Material to process:
──────
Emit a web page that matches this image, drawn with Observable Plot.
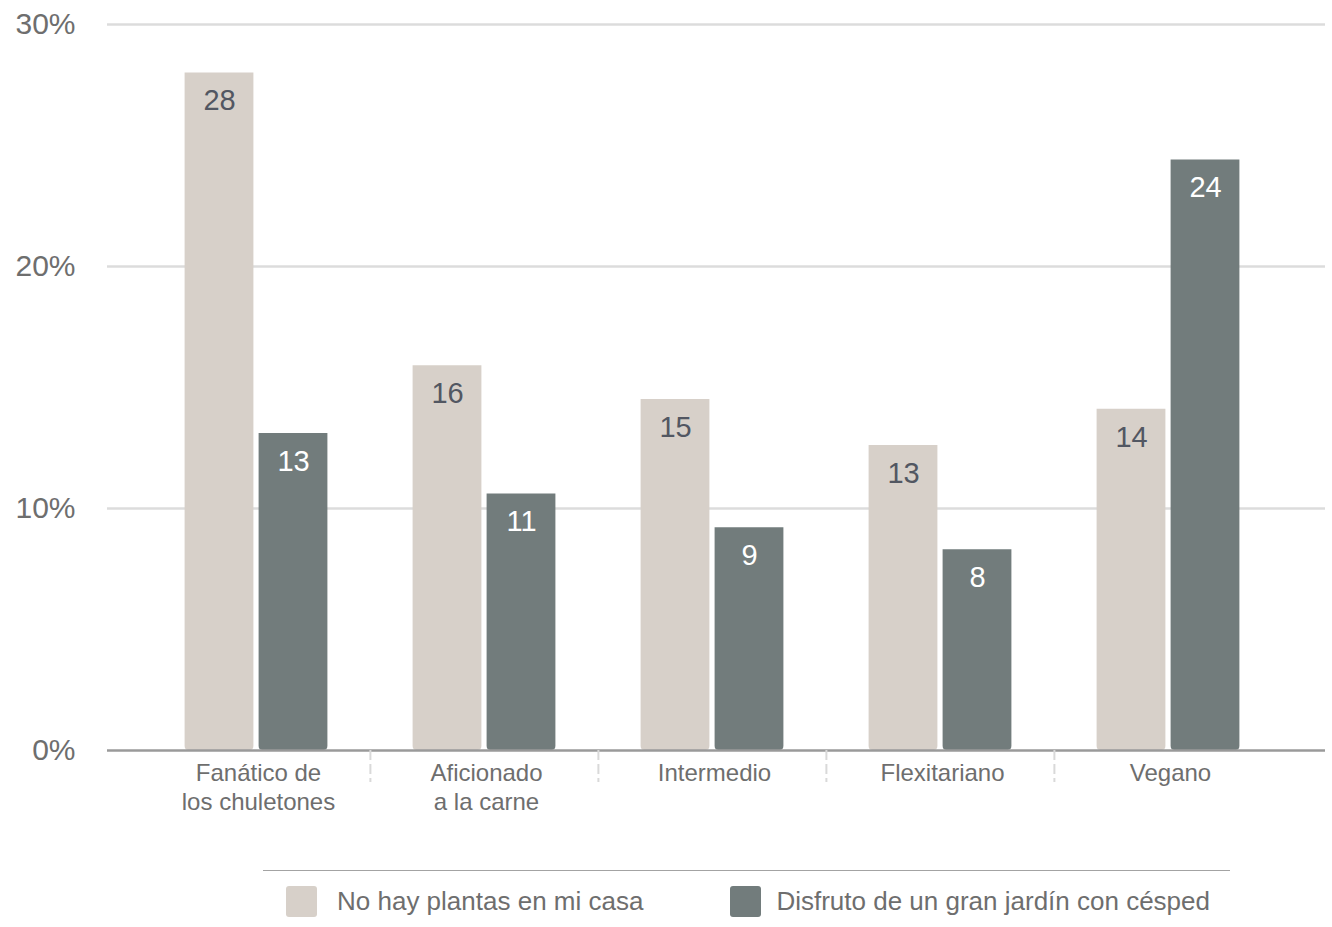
──────
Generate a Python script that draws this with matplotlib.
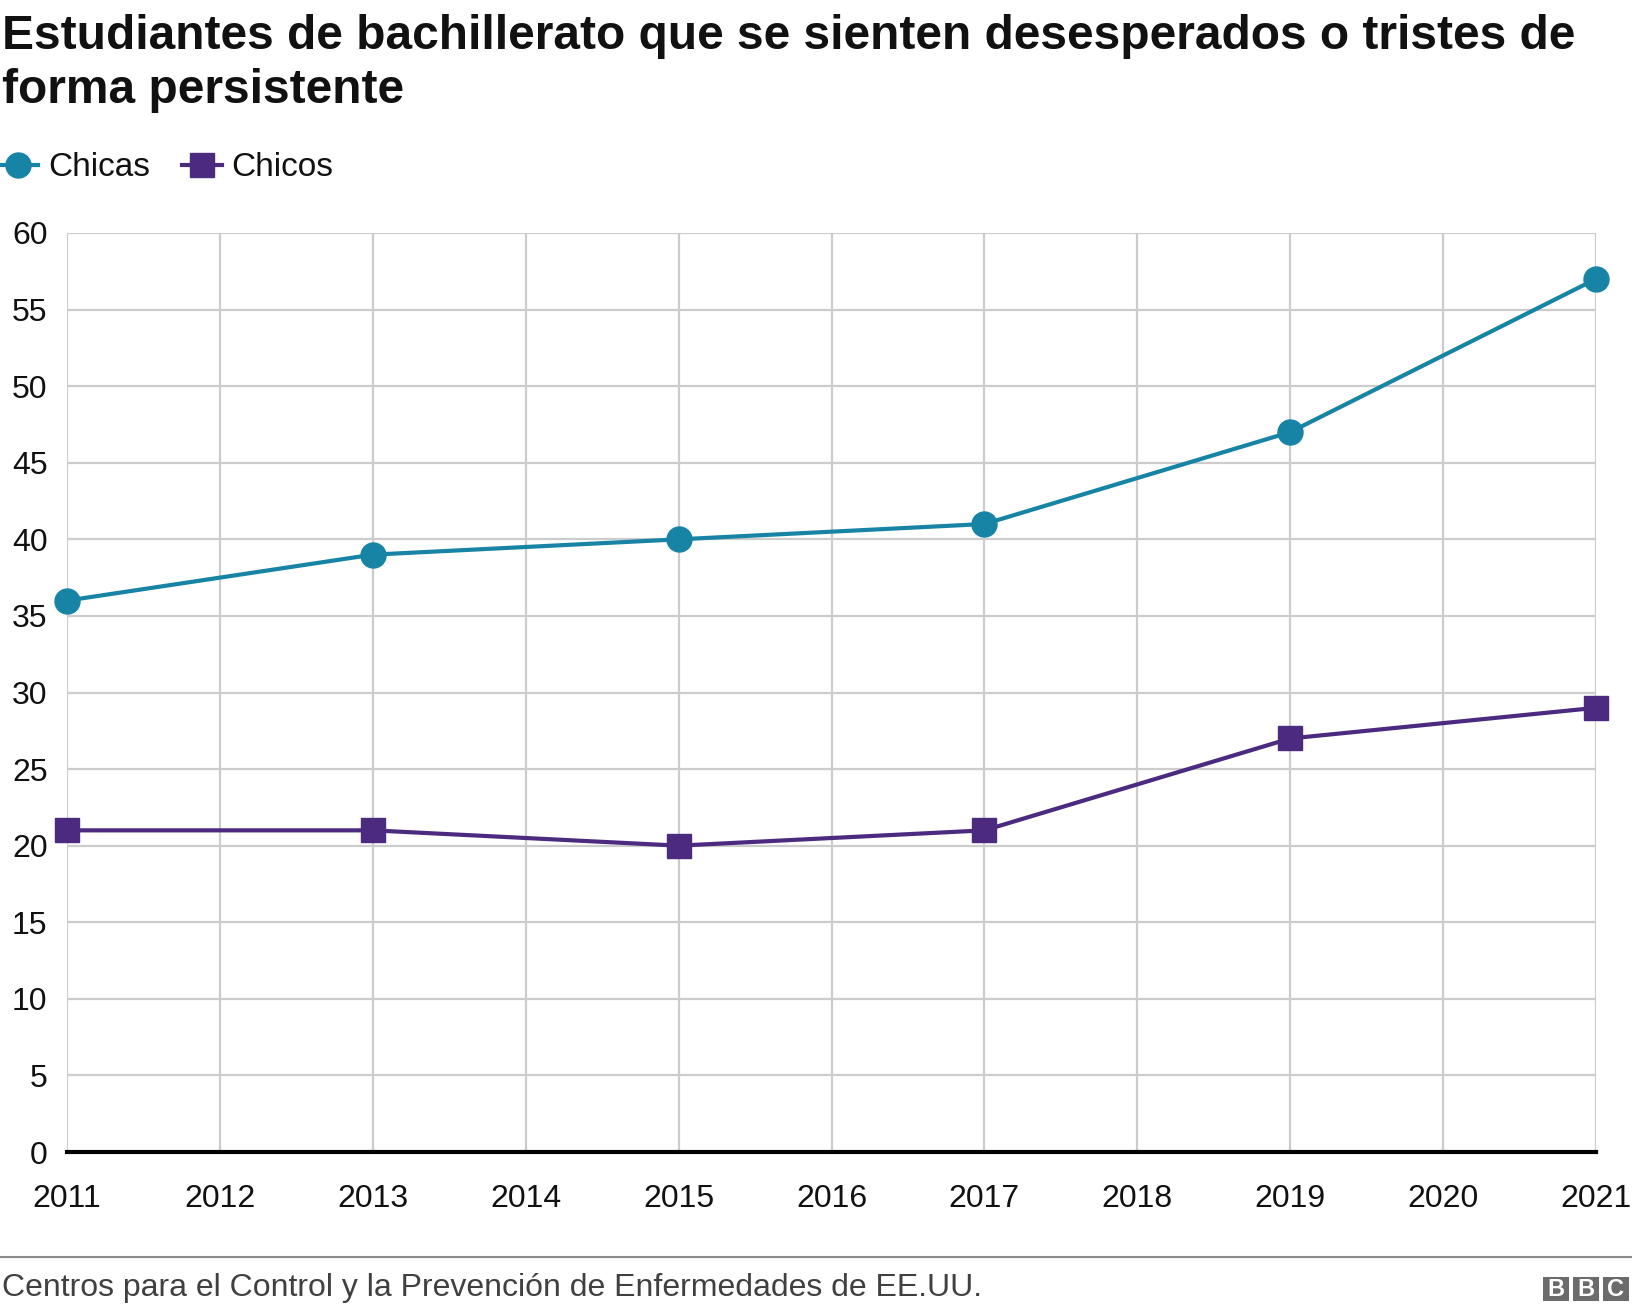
──────
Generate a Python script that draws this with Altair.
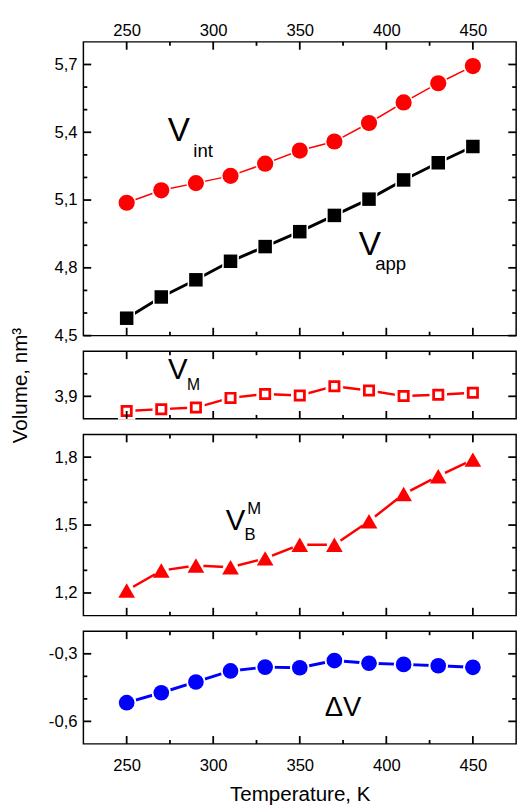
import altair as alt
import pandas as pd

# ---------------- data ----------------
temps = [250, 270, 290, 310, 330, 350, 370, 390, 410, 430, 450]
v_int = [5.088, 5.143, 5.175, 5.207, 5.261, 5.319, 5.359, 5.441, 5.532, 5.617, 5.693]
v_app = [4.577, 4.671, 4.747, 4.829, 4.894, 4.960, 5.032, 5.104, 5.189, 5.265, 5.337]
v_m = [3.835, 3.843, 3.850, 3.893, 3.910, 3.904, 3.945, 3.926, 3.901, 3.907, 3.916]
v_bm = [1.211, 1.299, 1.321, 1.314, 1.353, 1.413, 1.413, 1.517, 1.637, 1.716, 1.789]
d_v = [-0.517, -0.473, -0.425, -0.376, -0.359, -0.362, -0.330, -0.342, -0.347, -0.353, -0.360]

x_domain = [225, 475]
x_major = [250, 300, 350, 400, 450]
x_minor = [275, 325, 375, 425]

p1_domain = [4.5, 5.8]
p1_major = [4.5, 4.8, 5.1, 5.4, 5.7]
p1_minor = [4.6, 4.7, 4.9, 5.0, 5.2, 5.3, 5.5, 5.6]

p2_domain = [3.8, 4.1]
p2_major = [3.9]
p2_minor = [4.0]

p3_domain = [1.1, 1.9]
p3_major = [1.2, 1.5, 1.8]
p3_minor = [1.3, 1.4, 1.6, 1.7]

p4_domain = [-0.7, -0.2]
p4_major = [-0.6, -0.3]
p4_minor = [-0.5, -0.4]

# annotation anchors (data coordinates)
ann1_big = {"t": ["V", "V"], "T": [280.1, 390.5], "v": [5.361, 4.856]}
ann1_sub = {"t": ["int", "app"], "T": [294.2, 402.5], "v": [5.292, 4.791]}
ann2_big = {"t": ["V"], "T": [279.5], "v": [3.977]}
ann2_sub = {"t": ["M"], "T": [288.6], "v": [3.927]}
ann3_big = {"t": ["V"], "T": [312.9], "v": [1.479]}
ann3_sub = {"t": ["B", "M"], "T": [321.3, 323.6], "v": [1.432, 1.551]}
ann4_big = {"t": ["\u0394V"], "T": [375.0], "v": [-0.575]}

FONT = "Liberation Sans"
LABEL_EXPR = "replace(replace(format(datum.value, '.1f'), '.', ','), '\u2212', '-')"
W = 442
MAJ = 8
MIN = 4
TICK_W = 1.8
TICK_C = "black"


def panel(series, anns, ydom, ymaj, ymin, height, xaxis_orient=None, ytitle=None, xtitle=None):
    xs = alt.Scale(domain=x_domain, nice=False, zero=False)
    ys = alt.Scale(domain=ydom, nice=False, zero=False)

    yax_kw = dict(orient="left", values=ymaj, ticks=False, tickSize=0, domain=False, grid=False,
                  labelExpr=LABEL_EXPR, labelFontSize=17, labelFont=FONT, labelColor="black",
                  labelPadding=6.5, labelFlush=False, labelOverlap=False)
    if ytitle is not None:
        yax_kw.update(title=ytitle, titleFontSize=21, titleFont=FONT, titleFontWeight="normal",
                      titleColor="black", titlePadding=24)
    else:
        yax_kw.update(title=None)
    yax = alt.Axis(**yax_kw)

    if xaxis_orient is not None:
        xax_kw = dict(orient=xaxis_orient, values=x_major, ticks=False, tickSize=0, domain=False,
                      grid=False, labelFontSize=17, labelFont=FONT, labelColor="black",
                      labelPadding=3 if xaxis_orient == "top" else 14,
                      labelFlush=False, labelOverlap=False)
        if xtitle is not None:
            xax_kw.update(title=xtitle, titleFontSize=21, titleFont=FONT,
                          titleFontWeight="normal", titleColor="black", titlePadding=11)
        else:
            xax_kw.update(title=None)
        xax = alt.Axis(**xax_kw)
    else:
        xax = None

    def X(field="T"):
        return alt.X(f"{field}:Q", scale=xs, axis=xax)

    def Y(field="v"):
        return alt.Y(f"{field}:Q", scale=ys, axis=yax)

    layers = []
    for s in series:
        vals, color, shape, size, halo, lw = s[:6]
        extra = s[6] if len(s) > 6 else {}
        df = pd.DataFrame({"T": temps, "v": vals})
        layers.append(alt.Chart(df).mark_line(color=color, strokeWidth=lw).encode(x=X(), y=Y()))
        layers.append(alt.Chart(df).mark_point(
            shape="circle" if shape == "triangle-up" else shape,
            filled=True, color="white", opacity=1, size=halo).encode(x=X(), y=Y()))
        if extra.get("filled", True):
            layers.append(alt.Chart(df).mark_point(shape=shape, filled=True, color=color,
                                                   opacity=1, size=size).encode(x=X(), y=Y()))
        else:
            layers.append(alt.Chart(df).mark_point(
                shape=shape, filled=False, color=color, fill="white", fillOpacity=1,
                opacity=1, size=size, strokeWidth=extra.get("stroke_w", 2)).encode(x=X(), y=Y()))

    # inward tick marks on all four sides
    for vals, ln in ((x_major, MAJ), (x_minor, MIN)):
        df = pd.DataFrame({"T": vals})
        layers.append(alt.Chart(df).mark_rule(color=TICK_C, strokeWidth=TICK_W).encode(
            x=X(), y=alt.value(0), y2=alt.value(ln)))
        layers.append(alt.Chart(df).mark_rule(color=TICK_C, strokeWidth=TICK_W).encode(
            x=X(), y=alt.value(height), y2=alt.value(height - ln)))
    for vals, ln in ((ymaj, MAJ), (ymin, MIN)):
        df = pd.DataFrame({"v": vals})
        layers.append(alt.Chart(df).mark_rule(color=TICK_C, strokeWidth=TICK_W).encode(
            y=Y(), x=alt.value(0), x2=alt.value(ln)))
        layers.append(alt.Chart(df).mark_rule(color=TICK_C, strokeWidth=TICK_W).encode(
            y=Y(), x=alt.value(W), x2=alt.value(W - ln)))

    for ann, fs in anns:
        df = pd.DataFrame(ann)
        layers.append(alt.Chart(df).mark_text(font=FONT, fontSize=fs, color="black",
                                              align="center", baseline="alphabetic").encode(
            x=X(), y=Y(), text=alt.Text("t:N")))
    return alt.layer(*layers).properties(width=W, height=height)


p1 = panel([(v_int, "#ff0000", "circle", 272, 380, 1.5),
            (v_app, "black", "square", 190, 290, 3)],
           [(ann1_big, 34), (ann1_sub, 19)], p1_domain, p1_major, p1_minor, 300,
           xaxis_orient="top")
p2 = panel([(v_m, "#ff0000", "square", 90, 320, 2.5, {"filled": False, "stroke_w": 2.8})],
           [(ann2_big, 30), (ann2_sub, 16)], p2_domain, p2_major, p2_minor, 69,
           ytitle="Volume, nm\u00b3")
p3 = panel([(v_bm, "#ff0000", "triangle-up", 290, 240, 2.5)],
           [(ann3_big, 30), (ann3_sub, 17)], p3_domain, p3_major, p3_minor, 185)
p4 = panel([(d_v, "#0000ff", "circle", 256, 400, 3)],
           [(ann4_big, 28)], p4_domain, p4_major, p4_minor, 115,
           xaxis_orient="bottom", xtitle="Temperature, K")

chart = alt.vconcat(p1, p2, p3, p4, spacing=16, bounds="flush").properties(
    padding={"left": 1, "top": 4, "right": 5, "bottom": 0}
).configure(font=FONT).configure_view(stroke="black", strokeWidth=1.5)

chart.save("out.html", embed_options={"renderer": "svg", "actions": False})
──────
Task statement: Pick out the lines containing the word "Python" and show them.

Response to the exercise:
Generate a Python script that draws this with matplotlib.
Generate a Python script that draws this with Altair.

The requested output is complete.